Americans' demand for higher education is nearly universal. Ninety-seven percent of U.S. adults say it is important to have a certificate or degree beyond high school. And those who do not have a certificate or degree after high school agree that, if they did, they would feel more secure in their job (58%) and in their financial future (64%). But as tuition costs continue to soar, many Americans are starting to question the value of higher education. This is compounded by challenging economic times, resulting in flat and reduced budgets for higher education at both the federal and state level in many instances. From a broad view, the U.S. has been "de-investing" in higher education relative to the past. And that's a real shame given the incredible human and economic development platform that U.S. higher education offers.

In a new study, Gallup asked a nationally representative sample of more than 25,000 U.S. adults about their perceptions of how people in other countries view U.S. institutions. The results are illuminating. Thirty-five percent believe people in other countries have a "very positive" opinion about U.S. colleges and universities, with another 41% saying those living in other countries have a "somewhat positive" view of U.S. higher education.
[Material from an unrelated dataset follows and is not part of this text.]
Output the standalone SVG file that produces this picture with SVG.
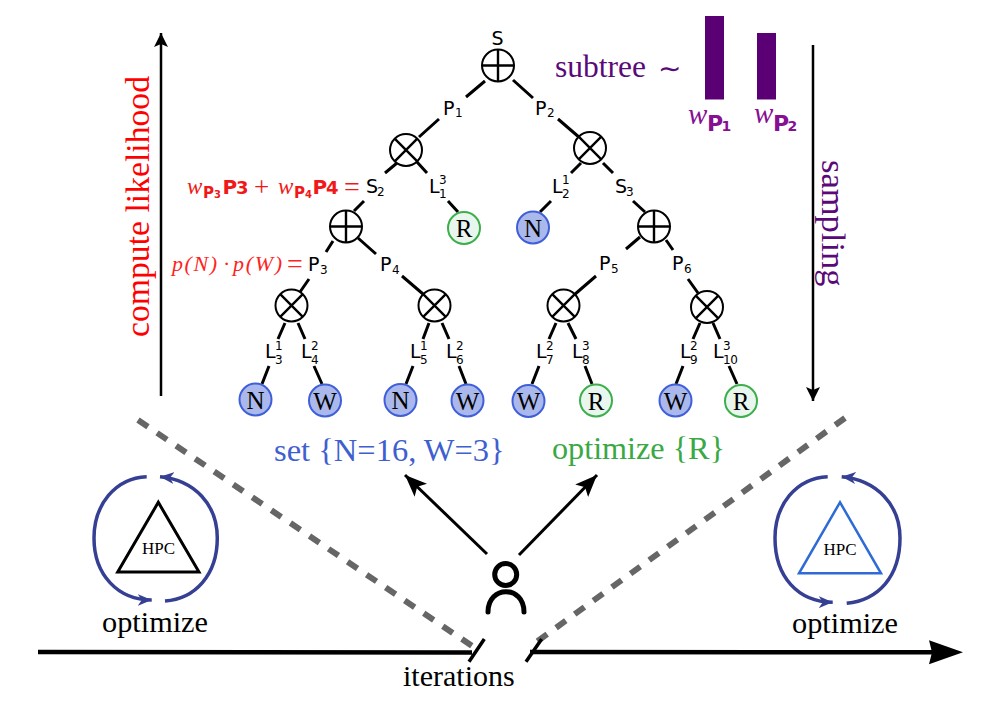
<svg xmlns="http://www.w3.org/2000/svg" width="996" height="703" viewBox="0 0 996 703">
<style>
  .bg{fill:#fff}
  .edge{stroke:#000;stroke-width:3;fill:none}
  .op{fill:#fff;stroke:#000;stroke-width:2}
  .mark{stroke:#000;stroke-width:2.4;fill:none}
  .blue{fill:#aab8ec;stroke:#3f5fd8;stroke-width:2}
  .green{fill:#e8f6ee;stroke:#3cae4c;stroke-width:2}
  .leaf{font:25px "Liberation Serif",serif;fill:#000;text-anchor:middle}
  .lb{font:19px "DejaVu Sans",sans-serif;fill:#000}
  .sub{font:12px "DejaVu Sans",sans-serif;fill:#000}
  .ser{font-family:"Liberation Serif",serif}
  .cyc{stroke:#353f93;stroke-width:3.5;fill:none}
  .dash{stroke:#666;stroke-width:6;stroke-dasharray:12 11;fill:none}
  .solid{stroke:#000;fill:none}
  .m{font-family:"Liberation Serif",serif;font-style:italic}
  .b{font-family:"DejaVu Sans",sans-serif;font-weight:bold}
</style>
<defs>
  <marker id="cycHead" markerUnits="userSpaceOnUse" markerWidth="16" markerHeight="12" refX="14" refY="6" orient="auto"><path d="M0,0 L14,6 L0,12 L4,6 Z" fill="#353f93"/></marker>
  <marker id="blackHead" markerUnits="userSpaceOnUse" markerWidth="24" markerHeight="20" refX="22" refY="10" orient="auto"><path d="M0,1 L22,10 L0,19 L5,10 Z" fill="#000"/></marker>
  <marker id="axisHead" markerUnits="userSpaceOnUse" markerWidth="36" markerHeight="26" refX="4" refY="13" orient="auto"><path d="M0,1 L34,13 L0,25 L3,13 Z" fill="#000"/></marker>
  <marker id="thinHead" markerUnits="userSpaceOnUse" markerWidth="16" markerHeight="16" refX="14" refY="8" orient="auto"><path d="M0,1 L14,8 L0,15 L3,8 Z" fill="#000"/></marker>
  <g id="plus"><circle class="op" r="16"/><path class="mark" d="M-16,0H16M0,-16V16"/></g>
  <g id="times"><circle class="op" r="16"/><path class="mark" d="M-11.3,-11.3L11.3,11.3M-11.3,11.3L11.3,-11.3"/></g>
</defs>
<rect class="bg" width="996" height="703"/>

<!-- connectors of the tree -->
<g id="connectors">
  <path class="edge" d="M485,81L466,97M439,119L419,137M397,163L385,173M417,162L427,173M364,201L354,211M448,201L458,212M333,241L326,252M358,238L376,254"/>
  <path class="edge" d="M513,80L533,98M558,119L580,138M581,163L571,173M603,163L613,173M551,201L540,212M633,201L645,212M640,237L626,249M666,240L673,250"/>
  <path class="edge" d="M309,279L300,292M402,276L423,294M596,276L574,295M688,279L698,293"/>
  <path class="edge" d="M285,323L278,339M298,323L305,339M269,366L262,384M314,366L322,384M429,323L423,339M442,323L449,339M413,366L406,384M459,366L466,384"/>
  <path class="edge" d="M556,323L549,339M568,323L576,339M539,366L532,384M585,366L592,384M700,323L693,339M713,323L720,339M683,366L676,384M729,366L737,384"/>
</g>

<!-- operator nodes -->
<g id="n-root"><use href="#plus" x="498" y="65.5"/></g>
<g id="n-x1"><use href="#times" x="406" y="150"/></g>
<g id="n-x2"><use href="#times" x="590" y="148"/></g>
<g id="n-s2"><use href="#plus" x="346" y="226.5"/></g>
<g id="n-s3"><use href="#plus" x="654" y="226.5"/></g>
<g id="n-x3"><use href="#times" x="291.5" y="305.5"/></g>
<g id="n-x4"><use href="#times" x="434.5" y="305.5"/></g>
<g id="n-x5"><use href="#times" x="563.5" y="305.5"/></g>
<g id="n-x6"><use href="#times" x="707" y="307"/></g>

<!-- leaf nodes -->
<g id="leaf-r1"><circle class="green" cx="464" cy="228" r="16"/><text class="leaf" x="464" y="237">R</text></g>
<g id="leaf-n1"><circle class="blue" cx="533" cy="227.5" r="16"/><text class="leaf" x="533" y="236.5">N</text></g>
<g id="leaf-n2"><circle class="blue" cx="255.5" cy="399.5" r="16"/><text class="leaf" x="255.5" y="408.5">N</text></g>
<g id="leaf-w1"><circle class="blue" cx="325" cy="400.5" r="16"/><text class="leaf" x="325" y="409.5">W</text></g>
<g id="leaf-n3"><circle class="blue" cx="400.5" cy="400" r="16"/><text class="leaf" x="400.5" y="409">N</text></g>
<g id="leaf-w2"><circle class="blue" cx="467.5" cy="400.5" r="16"/><text class="leaf" x="467.5" y="409.5">W</text></g>
<g id="leaf-w3"><circle class="blue" cx="528.5" cy="401" r="16"/><text class="leaf" x="528.5" y="410">W</text></g>
<g id="leaf-r2"><circle class="green" cx="596" cy="400.5" r="16"/><text class="leaf" x="596" y="409.5">R</text></g>
<g id="leaf-w4"><circle class="blue" cx="675.5" cy="400.5" r="16"/><text class="leaf" x="675.5" y="409.5">W</text></g>
<g id="leaf-r3"><circle class="green" cx="741" cy="401" r="16"/><text class="leaf" x="741" y="410">R</text></g>

<!-- edge and sum labels -->
<g id="labels">
  <text class="lb" x="491.5" y="45">S</text>
  <text class="lb" x="443" y="114.5">P</text><text class="sub" x="455" y="117">1</text>
  <text class="lb" x="535" y="114.5">P</text><text class="sub" x="547" y="117">2</text>
  <text class="lb" x="366" y="192.5">S</text><text class="sub" x="377" y="196">2</text>
  <text class="lb" x="429" y="192.5">L</text><text class="sub" x="439" y="183.5">3</text><text class="sub" x="439" y="197.5">1</text>
  <text class="lb" x="552" y="192.5">L</text><text class="sub" x="562" y="183.5">1</text><text class="sub" x="562" y="197.5">2</text>
  <text class="lb" x="615" y="192.5">S</text><text class="sub" x="626" y="196">3</text>
  <text class="lb" x="308" y="271">P</text><text class="sub" x="320" y="274">3</text>
  <text class="lb" x="380" y="271">P</text><text class="sub" x="392" y="274">4</text>
  <text class="lb" x="599" y="270">P</text><text class="sub" x="611" y="273">5</text>
  <text class="lb" x="672" y="270">P</text><text class="sub" x="684" y="273">6</text>
  <text class="lb" x="265" y="358">L</text><text class="sub" x="275" y="349.5">1</text><text class="sub" x="275" y="363.5">3</text>
  <text class="lb" x="301" y="358">L</text><text class="sub" x="311" y="349.5">2</text><text class="sub" x="311" y="363.5">4</text>
  <text class="lb" x="410" y="358">L</text><text class="sub" x="420" y="349.5">1</text><text class="sub" x="420" y="363.5">5</text>
  <text class="lb" x="446" y="358">L</text><text class="sub" x="456" y="349.5">2</text><text class="sub" x="456" y="363.5">6</text>
  <text class="lb" x="536" y="358">L</text><text class="sub" x="546" y="349.5">2</text><text class="sub" x="546" y="363.5">7</text>
  <text class="lb" x="572" y="358">L</text><text class="sub" x="582" y="349.5">3</text><text class="sub" x="582" y="363.5">8</text>
  <text class="lb" x="680" y="358">L</text><text class="sub" x="690" y="349.5">2</text><text class="sub" x="690" y="363.5">9</text>
  <text class="lb" x="713" y="358">L</text><text class="sub" x="723" y="349.5">3</text><text class="sub" x="723" y="363.5" textLength="15">10</text>
  <g fill="#f01818">
    <text class="m" font-size="23" x="187" y="193.5">w</text>
    <text class="b" font-size="15" x="203" y="198">P</text>
    <text class="b" font-size="10" x="214" y="198">3</text>
    <text class="b" font-size="20" x="222.5" y="194">P</text>
    <text class="b" font-size="18" x="236" y="194">3</text>
    <text class="ser" font-size="27" x="254" y="196">+</text>
    <text class="m" font-size="23" x="278" y="193.5">w</text>
    <text class="b" font-size="15" x="294" y="198">P</text>
    <text class="b" font-size="10" x="305" y="198">4</text>
    <text class="b" font-size="20" x="312.5" y="194">P</text>
    <text class="b" font-size="18" x="326" y="194">4</text>
    <text class="ser" font-size="28" x="344" y="196">=</text>
  </g>
  <g fill="#f22">
    <text class="m" font-size="22" x="172" y="271" textLength="45">p(N)</text>
    <text class="ser" font-size="22" x="223" y="271">·</text>
    <text class="m" font-size="22" x="233" y="271" textLength="49">p(W)</text>
    <text class="ser" font-size="28" x="287" y="273">=</text>
  </g>
</g>

<!-- sampling weights -->
<g id="weights">
  <text class="ser" x="555" y="77" font-size="31.5" fill="#5a0a78">subtree</text>
  <text x="658" y="78" font-size="28" font-family="DejaVu Sans,sans-serif" fill="#5a0a78">∼</text>
  <rect x="705" y="16" width="19" height="83.5" fill="#5a0074"/>
  <rect x="757" y="33" width="19" height="66.5" fill="#5a0074"/>
  <g fill="#860f92">
    <text class="m" font-size="29" x="688" y="124">w</text>
    <text class="b" font-size="22" x="707" y="131">P</text>
    <text class="b" font-size="14" x="721.5" y="131">1</text>
    <text class="m" font-size="29" x="754" y="123">w</text>
    <text class="b" font-size="22" x="773" y="131">P</text>
    <text class="b" font-size="14" x="787.5" y="131">2</text>
  </g>
</g>

<!-- direction arrows -->
<g id="flow">
  <path class="solid" stroke-width="2.5" marker-end="url(#thinHead)" d="M161,396V33"/>
  <text class="ser" transform="translate(149,337) rotate(-90)" font-size="33.7" fill="#f00">compute likelihood</text>
  <path class="solid" stroke-width="2.5" marker-end="url(#thinHead)" d="M813,45V401"/>
  <text class="ser" transform="translate(822,160) rotate(90)" font-size="34.5" fill="#5a0a78">sampling</text>
</g>

<!-- choices made by the user -->
<g id="choices">
  <text class="ser" x="274" y="461" font-size="32.5" fill="#3f5fd0">set {N=16, W=3}</text>
  <text class="ser" x="552" y="459" font-size="32.2" fill="#3aa845">optimize {R}</text>
  <path class="solid" stroke-width="3" marker-end="url(#blackHead)" d="M487,554L405,475"/>
  <path class="solid" stroke-width="3" marker-end="url(#blackHead)" d="M519,555L597,475"/>
</g>

<g id="user">
  <circle cx="505.7" cy="574.5" r="11" fill="none" stroke="#000" stroke-width="5"/>
  <path d="M488,612C488,585 524,585 524,612" fill="none" stroke="#000" stroke-width="5" stroke-linecap="round"/>
</g>

<!-- dashed separators -->
<g id="separators">
  <path class="dash" d="M138,420L478,650"/>
  <path class="dash" d="M845,418L535,643"/>
</g>

<!-- local optimisation cycles -->
<g id="hpc-left">
  <path class="cyc" d="M146.7,476.7C115,478 94,505 94,538C94,575 118,600 151.7,600" marker-end="url(#cycHead)"/>
  <path class="cyc" d="M165,601C195,599 217.3,575 217.3,538C217.3,505 195,480 160,476.7" marker-end="url(#cycHead)"/>
  <path d="M158.3,502.3L117.7,572H199Z" fill="none" stroke="#000" stroke-width="3"/>
  <text class="ser" x="158.5" y="554" font-size="17" text-anchor="middle">HPC</text>
  <text class="ser" x="102" y="632" font-size="30.3">optimize</text>
</g>
<g id="hpc-right">
  <path class="cyc" d="M827.7,476.7C796,478 775,505 775,538C775,577 798,602 832.7,602.3" marker-end="url(#cycHead)"/>
  <path class="cyc" d="M846.7,603.3C878,600 900,577 900,538C900,505 877,480 841.7,476.7" marker-end="url(#cycHead)"/>
  <path d="M840,502.3L799,573.3H881Z" fill="none" stroke="#2f6bd6" stroke-width="2.5"/>
  <text class="ser" x="840" y="555" font-size="17" text-anchor="middle">HPC</text>
  <text class="ser" x="792" y="633" font-size="30.3">optimize</text>
</g>

<!-- time axis -->
<g id="axis">
  <path class="solid" stroke-width="4.5" d="M38,652L472,652.5"/>
  <path class="solid" stroke-width="4.5" marker-end="url(#axisHead)" d="M530,652L933,652.3"/>
  <path class="solid" stroke-width="3.5" d="M484.3,639L469,661.7M541.7,639L526,661.7"/>
  <text class="ser" x="403" y="686" font-size="30">iterations</text>
</g>
</svg>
There wasn't even a close second place. Tied for second was U.S. businesses/economy and the U.S. president, each at 9% "very positive." The U.S. military came in fourth at 8%, and the U.S. government was last with just 2% of Americans believing people in other countries have a very positive opinion of it.
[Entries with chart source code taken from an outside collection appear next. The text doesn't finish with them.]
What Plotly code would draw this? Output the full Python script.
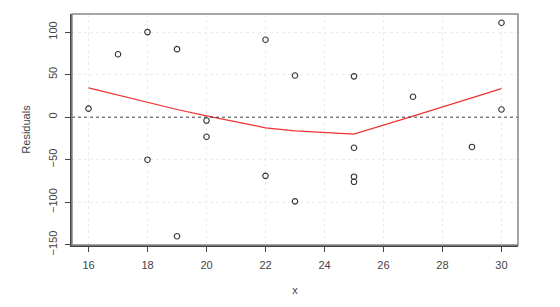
import plotly.graph_objects as go

# Residual points
x_pts = [16, 17, 18, 18, 19, 19, 20, 20, 22, 22, 23, 23, 25, 25, 25, 25, 27, 29, 30, 30]
resid = [10, 74, 100, -50, 80, -140, -4, -23, 91, -69, 49, -99, 48, -36, -70, -76, 24, -35, 111, 9]

# Smoother (lowess) curve
x_smooth = [16, 17, 18, 19, 20, 22, 23, 25, 27, 29, 30]
y_smooth = [34.5, 26, 17.5, 9, 1.5, -12.5, -16, -20, 1.2, 22.5, 33.5]

x_ticks = [16, 18, 20, 22, 24, 26, 28, 30]
y_ticks = [-150, -100, -50, 0, 50, 100]

FONT = "Liberation Sans, Arial, Helvetica, sans-serif"

fig = go.Figure()
fig.add_trace(go.Scatter(
    x=x_pts, y=resid, mode="markers",
    marker=dict(symbol="circle-open", size=5.5, color="#333333", line=dict(width=1.1)),
    showlegend=False, hoverinfo="skip"))
fig.add_trace(go.Scatter(
    x=x_smooth, y=y_smooth, mode="lines",
    line=dict(color="#ee3333", width=1.2),
    showlegend=False, hoverinfo="skip"))

fig.update_layout(
    width=560, height=307,
    margin=dict(l=72, r=42, t=14, b=60),
    paper_bgcolor="white", plot_bgcolor="white",
    font=dict(family=FONT, size=11, color="#444444"),
    shapes=[
        dict(type="line", xref="paper", yref="y", x0=0, x1=1, y0=0, y1=0,
             line=dict(color="#333333", width=0.9, dash="dot")),
        dict(type="rect", xref="paper", yref="paper", x0=0, x1=1, y0=0, y1=1,
             line=dict(color="#888888", width=1.5)),
    ],
)
fig.update_xaxes(
    range=[15.44, 30.56], tickvals=x_ticks, ticktext=[str(v) for v in x_ticks],
    showgrid=True, gridcolor="#ebebeb", griddash="dot", gridwidth=1,
    zeroline=False, showline=True, linecolor="#444444", linewidth=1.5,
    ticks="outside", ticklen=5, tickcolor="#444444", tickwidth=1.2,
    ticklabelstandoff=4,
    title=dict(text="x", standoff=16, font=dict(size=11, color="#444444")),
)
fig.update_yaxes(
    range=[-150.3, 121.3], tickvals=y_ticks,
    ticktext=["\u2212150" if v == -150 else ("\u2212100" if v == -100 else ("\u221250" if v == -50 else str(v))) for v in y_ticks],
    tickangle=-90,
    showgrid=True, gridcolor="#ebebeb", griddash="dot", gridwidth=1,
    zeroline=False, showline=True, linecolor="#444444", linewidth=1.5,
    ticks="outside", ticklen=5, tickcolor="#444444", tickwidth=1.2,
    ticklabelstandoff=4,
    title=dict(text="Residuals", standoff=14, font=dict(size=11, color="#444444")),
)

fig.write_html("out.html")
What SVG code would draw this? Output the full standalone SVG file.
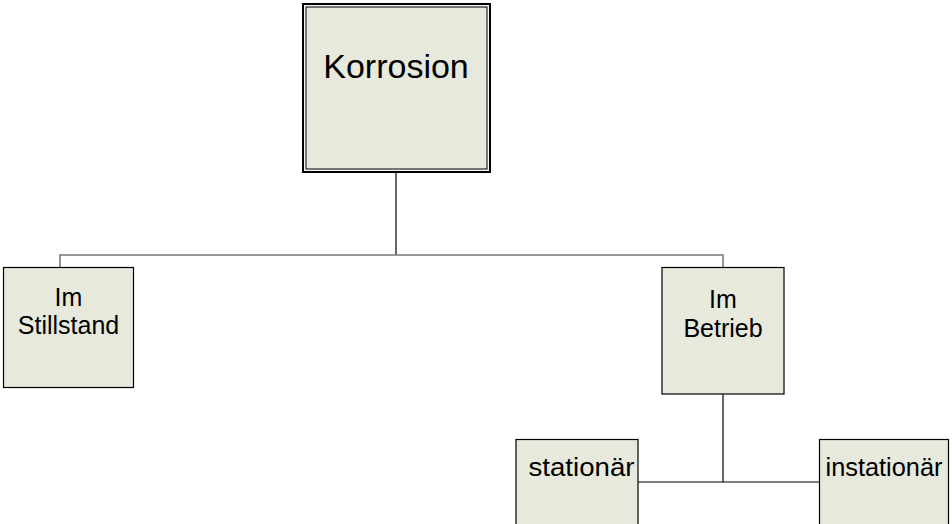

In general, do you think people in other countries have a very positive, somewhat positive, somewhat negative or very negative opinion about each of the following U.S. institutions?
Very positive%
U.S. government 2
U.S. military 8
U.S. president 9
U.S. businesses/economy 9
U.S. colleges and universities 35
Gallup

Although these data do not prove others worldwide think highly of U.S. higher education, there is good reason to believe that's the case. Demand for U.S. higher education from students and families abroad is astounding, with U.S. institutions enrolling a record number of 886,052 international students in the 2013-2014 school year. In my view, much of the world looks to the U.S. as a model for higher education, and our best institutions always dominate any international rankings. Through research like Gallup's World Poll -- where we are scientifically surveying countries that represent a significant amount of the world's adult population -- it's certainly possible to explore the world's attitudes toward major U.S. institutions and determine whether U.S. higher education is viewed as positively as Americans believe it to be viewed abroad.
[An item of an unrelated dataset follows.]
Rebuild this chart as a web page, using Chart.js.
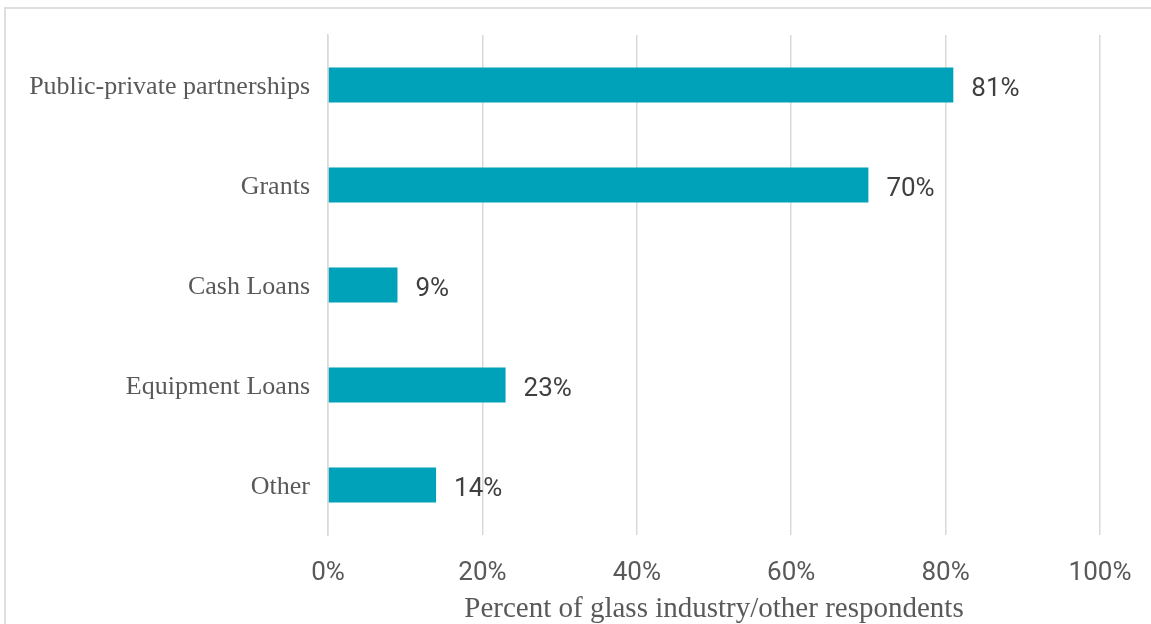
<!DOCTYPE html>
<html>
<head>
<meta charset="utf-8">
<script src="https://cdn.jsdelivr.net/npm/chart.js@4"></script>
<style>
  html, body { margin: 0; padding: 0; background: #fff; overflow: hidden; }
  #wrap { position: relative; width: 1151px; height: 624px; }
  #frame { position: absolute; left: 4px; top: 7px; width: 2000px; height: 2000px;
           border: 2px solid #dedede; pointer-events: none; }
</style>
</head>
<body>
<div id="wrap">
  <canvas id="fundingChart" width="1151" height="624"></canvas>
  <div id="frame"></div>
</div>
<script>
const categories = ['Public-private partnerships', 'Grants', 'Cash Loans', 'Equipment Loans', 'Other'];
const shares = [81, 70, 9, 23, 14];
const tickValues = [0, 20, 40, 60, 80, 100];
const axisTitle = 'Percent of glass industry/other respondents';

// --- value labels to the right of each bar ---
const barLabels = {
  id: 'barLabels',
  afterDatasetsDraw(chart) {
    const ctx = chart.ctx;
    const meta = chart.getDatasetMeta(0);
    ctx.save();
    ctx.font = '26px Roboto, "Liberation Sans", sans-serif';
    ctx.fillStyle = '#404040';
    ctx.textAlign = 'left';
    ctx.textBaseline = 'middle';
    meta.data.forEach((bar, i) => {
      ctx.fillText(shares[i] + '%', bar.x + 18, bar.y + 4);
    });
    ctx.restore();
  }
};

Chart.defaults.animation = false;

new Chart(document.getElementById('fundingChart'), {
  type: 'bar',
  data: {
    labels: categories,
    datasets: [{
      data: shares,
      backgroundColor: '#00a2b9',
      barPercentage: 0.35,
      categoryPercentage: 1
    }]
  },
  options: {
    indexAxis: 'y',
    responsive: false,
    layout: { padding: { top: 35, right: 51, left: 0, bottom: 0 } },
    plugins: { legend: { display: false }, tooltip: { enabled: false } },
    scales: {
      x: {
        min: 0,
        max: 100,
        afterBuildTicks: (scale) => { scale.ticks = tickValues.map(v => ({ value: v })); },
        afterFit: (scale) => {
          scale.height = 89;
          // let the outer padding decide the plot's right edge
          scale.paddingLeft = 0;
          scale.paddingRight = 0;
        },
        grid: { color: '#d9d9d9', lineWidth: 1.5, drawTicks: false },
        border: { display: false },
        ticks: {
          padding: 23,
          maxRotation: 0,
          color: '#595959',
          font: { family: 'Roboto, "Liberation Sans", sans-serif', size: 26 },
          callback: (v) => v + '%'
        },
        title: {
          display: true,
          text: axisTitle,
          color: '#595959',
          padding: { top: 0, bottom: 0 },
          font: { family: '"Liberation Serif", serif', size: 29, lineHeight: 1.0 }
        }
      },
      y: {
        afterFit: (scale) => { scale.width = 328; },
        grid: { display: false },
        border: { color: '#d9d9d9', width: 1.5 },
        ticks: {
          padding: 10,
          labelOffset: 2,
          color: '#595959',
          font: { family: '"Liberation Serif", serif', size: 26 }
        }
      }
    }
  },
  plugins: [barLabels]
});
</script>
</body>
</html>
Public opinion in the U.S., at least, indicates there may be support for continued expansion of U.S. higher education offerings abroad. Whether that is establishing branches of U.S. higher education institutions in other countries (something that has happened frequently in the last decade), doing more to share U.S. higher education opportunities with the world through massive open online courses from U.S. institutions, or building university-based research efforts to support countries across the globe with environmental, economic or human development initiatives -- there are possibilities to explore.

In addition to the global opportunities for U.S. higher education, there continue to be ample opportunities to improve how it serves our own citizens. And through a groundbreaking new research collaboration with USA Funds, Gallup will be launching a daily poll of U.S. adults focused entirely on illuminating the voice of consumers in higher education -- through the lens of prospective, current and former students. This effort will aim to quantify the percentage of Americans who complete higher education with a purpose -- not just in obtaining a degree, but in ensuring it leads to better work and life outcomes. And importantly, it will help identify pathways for more Americans to make the most of the many postsecondary options that exist.

With strong demand for higher education in the U.S. and a solid belief that U.S. higher education is viewed positively worldwide, it is not a time to pull back our thinking or investment in this precious asset. Instead, it would be wise for U.S. leaders to leverage this support from the public through new and better initiatives to expand access, increase affordability and improve the quality of higher education.